Asintió con un movimiento casi imperceptible.
– ¿Quién tiene la pistola? -proseguí-. ¿Su ex amante?
Se llevó el dedo a los labios. Llamaron a la puerta y el doctor Fraker asomó la cabeza; al parecer se llevó una sorpresa al verme.
– Ah, hola, Kinsey. ¿Entonces es suyo el coche que hay fuera? Ya me iba, pero me entró curiosidad por saber quién estaba aquí.
– Vine para hablar con Nola acerca de Glen -dije-. Me parece que lo está pasando muy mal y me preguntaba si podríamos turnarnos para hacerle compañía, ahora que Derek se ha marchado.
Cabeceó con pesar.
– El doctor Kleinert me ha contado que Glen lo echó de casa. Es una vergüenza. No es que ese hombre me importe mucho, pero también son ganas de buscarse complicaciones precisamente ahora. Como si no tuviera bastantes.
– Pienso igual que usted -dije-. ¿Le molesta el coche? ¿Quiere que lo mueva?
– No, no, tranquila -dijo. Y mirando a Nola-:
Tengo que ir al hospital, pero no creo que vuelva tarde. ¿Hay algún plan para cenar?
Nola sonrió con simpatía, aunque tuvo que carraspear para responder.
– Cenaremos en casa, si no tienes inconveniente.
– No, claro que no. Bueno, os dejo con vuestras intrigas. Ha sido un placer, Kinsey.

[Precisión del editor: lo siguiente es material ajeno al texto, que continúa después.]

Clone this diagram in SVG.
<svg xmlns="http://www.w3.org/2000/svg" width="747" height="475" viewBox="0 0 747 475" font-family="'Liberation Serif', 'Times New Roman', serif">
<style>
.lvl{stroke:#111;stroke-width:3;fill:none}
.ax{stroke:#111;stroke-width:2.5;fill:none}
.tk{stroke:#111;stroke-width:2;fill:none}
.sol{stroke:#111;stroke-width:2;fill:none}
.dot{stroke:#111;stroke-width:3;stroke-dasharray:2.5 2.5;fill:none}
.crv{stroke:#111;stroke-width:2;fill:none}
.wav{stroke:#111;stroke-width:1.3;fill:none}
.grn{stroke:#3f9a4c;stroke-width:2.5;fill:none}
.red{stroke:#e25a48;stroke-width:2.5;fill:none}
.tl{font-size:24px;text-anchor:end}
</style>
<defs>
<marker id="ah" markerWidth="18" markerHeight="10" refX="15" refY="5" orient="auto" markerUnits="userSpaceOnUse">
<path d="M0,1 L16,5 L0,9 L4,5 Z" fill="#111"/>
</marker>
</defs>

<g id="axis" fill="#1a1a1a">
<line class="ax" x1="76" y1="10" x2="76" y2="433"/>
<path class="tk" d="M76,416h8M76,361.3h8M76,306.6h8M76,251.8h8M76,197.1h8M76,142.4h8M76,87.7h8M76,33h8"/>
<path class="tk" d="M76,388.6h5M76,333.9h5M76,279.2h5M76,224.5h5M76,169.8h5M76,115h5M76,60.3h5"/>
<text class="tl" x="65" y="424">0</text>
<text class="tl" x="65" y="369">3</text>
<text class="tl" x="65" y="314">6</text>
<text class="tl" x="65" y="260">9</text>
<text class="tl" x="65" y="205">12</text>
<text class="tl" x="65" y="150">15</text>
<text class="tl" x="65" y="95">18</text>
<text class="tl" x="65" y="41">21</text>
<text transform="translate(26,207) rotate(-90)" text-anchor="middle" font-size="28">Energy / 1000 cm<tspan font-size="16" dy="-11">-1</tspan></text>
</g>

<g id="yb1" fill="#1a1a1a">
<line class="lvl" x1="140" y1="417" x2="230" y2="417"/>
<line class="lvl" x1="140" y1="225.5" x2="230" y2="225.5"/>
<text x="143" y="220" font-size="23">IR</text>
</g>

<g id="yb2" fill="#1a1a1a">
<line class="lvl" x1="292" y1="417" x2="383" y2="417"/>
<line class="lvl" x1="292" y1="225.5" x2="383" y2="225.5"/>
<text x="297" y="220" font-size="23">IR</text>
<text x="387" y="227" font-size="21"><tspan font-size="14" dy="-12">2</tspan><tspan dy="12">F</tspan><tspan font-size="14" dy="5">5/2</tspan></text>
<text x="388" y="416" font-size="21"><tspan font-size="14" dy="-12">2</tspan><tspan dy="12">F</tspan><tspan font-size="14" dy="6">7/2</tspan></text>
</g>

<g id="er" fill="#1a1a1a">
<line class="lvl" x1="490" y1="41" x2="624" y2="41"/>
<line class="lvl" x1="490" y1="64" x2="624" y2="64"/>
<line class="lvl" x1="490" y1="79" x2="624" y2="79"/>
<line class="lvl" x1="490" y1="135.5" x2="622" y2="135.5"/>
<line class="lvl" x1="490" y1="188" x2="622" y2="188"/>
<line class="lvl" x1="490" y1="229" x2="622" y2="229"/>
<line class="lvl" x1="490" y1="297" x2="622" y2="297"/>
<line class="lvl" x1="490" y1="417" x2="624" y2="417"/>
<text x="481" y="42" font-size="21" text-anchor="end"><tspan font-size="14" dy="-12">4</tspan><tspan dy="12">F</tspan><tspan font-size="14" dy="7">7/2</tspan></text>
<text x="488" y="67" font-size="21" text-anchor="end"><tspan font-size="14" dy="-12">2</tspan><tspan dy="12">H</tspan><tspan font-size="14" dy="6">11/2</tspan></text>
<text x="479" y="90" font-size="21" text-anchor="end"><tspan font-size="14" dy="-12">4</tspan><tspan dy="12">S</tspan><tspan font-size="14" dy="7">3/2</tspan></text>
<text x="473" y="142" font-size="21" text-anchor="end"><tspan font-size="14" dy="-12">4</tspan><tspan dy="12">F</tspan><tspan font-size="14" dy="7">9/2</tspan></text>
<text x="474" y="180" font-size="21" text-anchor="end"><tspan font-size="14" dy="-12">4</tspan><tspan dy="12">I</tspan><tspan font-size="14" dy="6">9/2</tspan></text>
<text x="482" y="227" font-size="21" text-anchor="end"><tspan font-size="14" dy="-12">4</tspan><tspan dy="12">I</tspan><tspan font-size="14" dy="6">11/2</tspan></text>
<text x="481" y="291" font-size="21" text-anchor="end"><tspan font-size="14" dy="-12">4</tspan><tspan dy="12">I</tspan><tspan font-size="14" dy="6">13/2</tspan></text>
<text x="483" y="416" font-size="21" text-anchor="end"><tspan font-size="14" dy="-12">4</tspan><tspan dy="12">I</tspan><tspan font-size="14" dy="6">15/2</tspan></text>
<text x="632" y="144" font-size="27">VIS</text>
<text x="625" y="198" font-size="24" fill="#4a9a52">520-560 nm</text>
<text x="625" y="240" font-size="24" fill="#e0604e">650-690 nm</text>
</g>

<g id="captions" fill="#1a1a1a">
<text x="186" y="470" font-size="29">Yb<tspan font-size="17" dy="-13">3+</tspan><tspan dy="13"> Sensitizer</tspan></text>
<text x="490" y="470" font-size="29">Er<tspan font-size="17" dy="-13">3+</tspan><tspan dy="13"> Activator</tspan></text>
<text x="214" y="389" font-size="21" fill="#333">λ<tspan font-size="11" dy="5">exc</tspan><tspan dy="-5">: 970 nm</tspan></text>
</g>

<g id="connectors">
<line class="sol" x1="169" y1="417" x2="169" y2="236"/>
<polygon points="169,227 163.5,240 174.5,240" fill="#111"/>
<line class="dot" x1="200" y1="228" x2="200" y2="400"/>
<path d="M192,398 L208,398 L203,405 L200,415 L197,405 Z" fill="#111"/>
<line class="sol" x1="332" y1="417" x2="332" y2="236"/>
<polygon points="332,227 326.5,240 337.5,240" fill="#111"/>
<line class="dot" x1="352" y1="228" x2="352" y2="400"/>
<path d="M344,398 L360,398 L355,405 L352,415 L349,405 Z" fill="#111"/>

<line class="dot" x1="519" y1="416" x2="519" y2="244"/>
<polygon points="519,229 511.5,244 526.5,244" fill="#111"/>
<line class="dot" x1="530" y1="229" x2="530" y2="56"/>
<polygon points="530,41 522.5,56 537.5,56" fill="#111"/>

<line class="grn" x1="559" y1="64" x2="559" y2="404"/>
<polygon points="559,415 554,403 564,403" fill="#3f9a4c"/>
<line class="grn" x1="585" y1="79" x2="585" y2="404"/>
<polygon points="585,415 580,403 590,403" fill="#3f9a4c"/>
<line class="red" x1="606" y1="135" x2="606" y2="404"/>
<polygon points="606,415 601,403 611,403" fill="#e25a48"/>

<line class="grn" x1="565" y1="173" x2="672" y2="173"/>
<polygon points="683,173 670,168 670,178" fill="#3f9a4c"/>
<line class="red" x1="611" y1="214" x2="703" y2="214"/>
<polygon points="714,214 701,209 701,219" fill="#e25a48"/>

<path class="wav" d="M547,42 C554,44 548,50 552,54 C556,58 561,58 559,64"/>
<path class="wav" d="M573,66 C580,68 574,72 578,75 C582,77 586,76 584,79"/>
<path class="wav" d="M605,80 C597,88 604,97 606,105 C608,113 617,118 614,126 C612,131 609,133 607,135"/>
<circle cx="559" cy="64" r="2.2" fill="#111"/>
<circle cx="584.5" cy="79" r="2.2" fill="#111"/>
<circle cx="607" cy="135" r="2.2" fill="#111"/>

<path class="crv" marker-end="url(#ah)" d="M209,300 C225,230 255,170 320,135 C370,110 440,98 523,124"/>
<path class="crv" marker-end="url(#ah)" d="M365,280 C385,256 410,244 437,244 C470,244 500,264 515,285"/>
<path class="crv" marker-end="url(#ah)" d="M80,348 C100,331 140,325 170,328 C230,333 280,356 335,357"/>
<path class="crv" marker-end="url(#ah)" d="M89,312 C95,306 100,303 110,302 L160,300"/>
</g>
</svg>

– En realidad ya habíamos terminado -dijo Nola, poniéndose en pie.
– Ah, estupendo -dijo su marido-. Saldremos juntos entonces.

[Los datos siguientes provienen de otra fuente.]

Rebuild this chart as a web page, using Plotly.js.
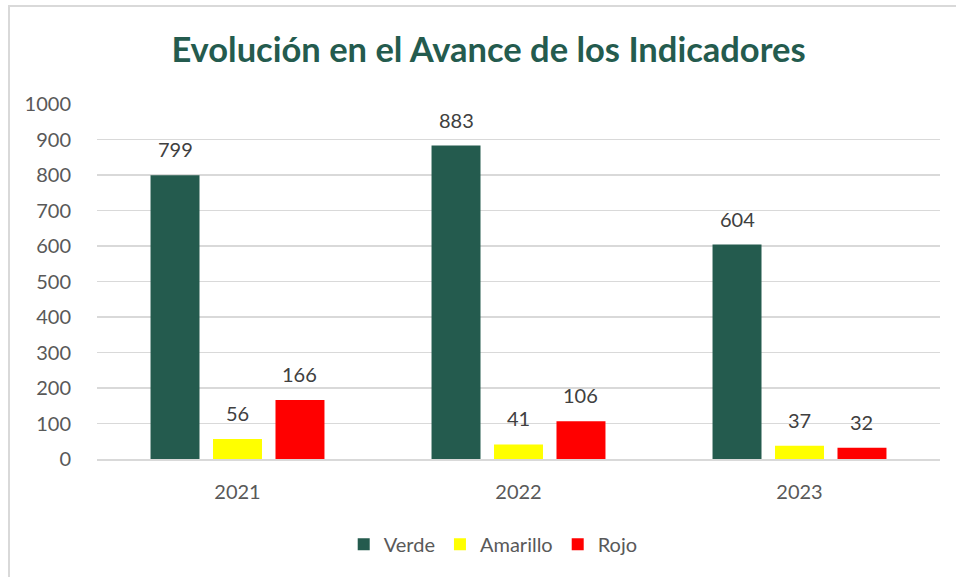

Me di cuenta de que Nola había aprovechado la aparición de Fraker para poner punto final a la conversación, pero no se me ocurrió ninguna treta para quedarme y menos aún con los dos allí de pie y mirándome.
Cambiamos frases de despedida, el doctor Fraker me abrió la puerta y salí del estudio. Al volverme vi la ansiedad pintada en las facciones de Nola y sospeché que aquella mujer no quería compartir su secreto con nadie. Era mucho lo que arriesgaba: libertad, dinero, posición, respetabilidad. Estaba inerme ante cualquiera que supiese lo que yo sabía ahora. Me asombró la fuerza con que se aferraba a lo que tenía, y no pude por menos de preguntarme por el precio que había tenido que pagar por ello.
23
Entré en mi despacho. El correo se había amontonado en el suelo, bajo la ranura del buzón de la puerta. Lo recogí, lo dejé sobre la mesa y abrí el balcón para que entrara un poco de aire fresco. El piloto del contestador automático parpadeaba. Tomé asiento y apreté la tecla de rebobinar la cinta.

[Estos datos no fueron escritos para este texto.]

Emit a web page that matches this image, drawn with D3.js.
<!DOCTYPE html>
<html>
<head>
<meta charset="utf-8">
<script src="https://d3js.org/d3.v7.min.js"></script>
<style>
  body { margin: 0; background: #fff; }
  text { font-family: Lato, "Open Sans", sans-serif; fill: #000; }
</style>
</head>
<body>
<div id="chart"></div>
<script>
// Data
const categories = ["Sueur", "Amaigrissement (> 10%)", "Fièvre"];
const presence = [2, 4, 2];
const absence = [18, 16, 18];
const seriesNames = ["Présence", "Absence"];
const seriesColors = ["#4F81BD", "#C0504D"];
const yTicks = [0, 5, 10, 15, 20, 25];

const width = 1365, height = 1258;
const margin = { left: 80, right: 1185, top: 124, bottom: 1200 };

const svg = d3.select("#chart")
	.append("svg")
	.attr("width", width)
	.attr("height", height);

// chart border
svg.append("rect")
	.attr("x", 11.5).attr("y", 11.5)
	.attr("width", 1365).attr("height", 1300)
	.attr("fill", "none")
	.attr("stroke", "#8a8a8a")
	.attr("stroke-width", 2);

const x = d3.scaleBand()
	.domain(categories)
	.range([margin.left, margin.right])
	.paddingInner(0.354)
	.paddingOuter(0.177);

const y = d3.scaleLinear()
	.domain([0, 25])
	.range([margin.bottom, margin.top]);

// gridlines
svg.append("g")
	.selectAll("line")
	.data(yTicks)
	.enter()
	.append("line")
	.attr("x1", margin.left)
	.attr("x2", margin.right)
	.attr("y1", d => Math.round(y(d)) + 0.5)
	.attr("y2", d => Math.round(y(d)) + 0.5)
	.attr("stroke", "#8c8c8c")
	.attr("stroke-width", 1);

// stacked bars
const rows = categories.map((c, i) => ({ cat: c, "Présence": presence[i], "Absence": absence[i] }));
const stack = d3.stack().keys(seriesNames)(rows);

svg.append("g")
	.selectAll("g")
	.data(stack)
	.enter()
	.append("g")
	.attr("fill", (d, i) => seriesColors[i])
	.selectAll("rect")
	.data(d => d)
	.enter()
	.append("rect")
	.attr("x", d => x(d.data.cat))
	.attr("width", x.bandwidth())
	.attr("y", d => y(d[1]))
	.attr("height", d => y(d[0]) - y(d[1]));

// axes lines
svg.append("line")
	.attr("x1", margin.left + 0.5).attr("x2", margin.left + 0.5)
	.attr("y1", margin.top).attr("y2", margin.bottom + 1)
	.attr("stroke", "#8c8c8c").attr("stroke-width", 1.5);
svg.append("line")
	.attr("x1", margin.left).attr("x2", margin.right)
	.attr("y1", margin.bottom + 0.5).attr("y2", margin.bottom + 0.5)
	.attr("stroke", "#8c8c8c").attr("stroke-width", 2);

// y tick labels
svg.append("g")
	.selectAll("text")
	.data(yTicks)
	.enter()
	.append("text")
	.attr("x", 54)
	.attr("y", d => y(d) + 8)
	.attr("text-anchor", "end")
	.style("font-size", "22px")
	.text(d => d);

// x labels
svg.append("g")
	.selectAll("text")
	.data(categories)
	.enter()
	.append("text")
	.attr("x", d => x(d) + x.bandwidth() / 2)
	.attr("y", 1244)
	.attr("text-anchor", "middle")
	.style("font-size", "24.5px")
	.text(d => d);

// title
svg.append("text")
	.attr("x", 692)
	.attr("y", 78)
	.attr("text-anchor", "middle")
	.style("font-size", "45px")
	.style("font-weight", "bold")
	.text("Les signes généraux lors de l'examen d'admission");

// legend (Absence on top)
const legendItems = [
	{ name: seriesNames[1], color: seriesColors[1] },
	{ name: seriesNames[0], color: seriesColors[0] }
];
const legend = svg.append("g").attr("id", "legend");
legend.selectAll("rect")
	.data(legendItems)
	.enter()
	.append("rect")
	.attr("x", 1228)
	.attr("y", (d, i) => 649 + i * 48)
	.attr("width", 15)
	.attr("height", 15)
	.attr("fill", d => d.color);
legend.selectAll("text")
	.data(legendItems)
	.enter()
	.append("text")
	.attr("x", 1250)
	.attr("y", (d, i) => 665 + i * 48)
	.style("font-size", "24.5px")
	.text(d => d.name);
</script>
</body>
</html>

El amigo que trabajaba en la compañía telefónica me había llamado para informarme sobre la desconexión del teléfono de S. Blackman, cuyo nombre de pila completo era Sebastian S., varón, de sesenta y seis años; el domicilio postal que había dejado era una calle de Tempe, Arizona. No parecía muy prometedor, pero qué íbamos a hacerle. Si todo lo demás fallaba, siempre podía volver sobre este dato y comprobar si había alguna vinculación con Bobby. No sé por qué, lo dudaba. Lo escribí en su expediente. Poner por escrito la información me daba cierta sensación de seguridad. De este modo, si algo me pasaba, quien me sucediera podría recoger el hilo de mis investigaciones; la idea era escalofriante, pero a juzgar por lo que le había ocurrido a Bobby no carecía de base.
Durante hora y media me dediqué a mirar el correo y poner al día mis libros de contabilidad. Me habían mandado dos cheques y rellené una hoja de ingresos para depositarlos más tarde en el banco. Una minuta que había enviado me la habían devuelto sin abrir y con un sello que decía: "Destinatario desconocido. Devuélvase al remitente", con un dedo grande y morado que me apuntaba. Un moroso, joder.
Me revienta que me tomen el pelo en cuestiones laborales. Además, le había hecho un buen servicio al sujeto aquel. Sabía que era un rácano, pero en ningún momento pensé que se atrevería a escurrir el bulto a la hora de pagarme. Puse a un lado la carta. Ya le seguiría la pista cuando tuviera tiempo.
Ya era casi mediodía y me quedé mirando el teléfono. Tenía que hacer cierta llamada; cogí el auricular y marqué el número antes de que me entraran las cagaleras.
– Jefatura de Policía de Santa Teresa. Agente Collins al habla.
– Quisiera hablar con el sargento Robb, de Personas Desaparecidas.
– Un momento, por favor. En seguida le pongo.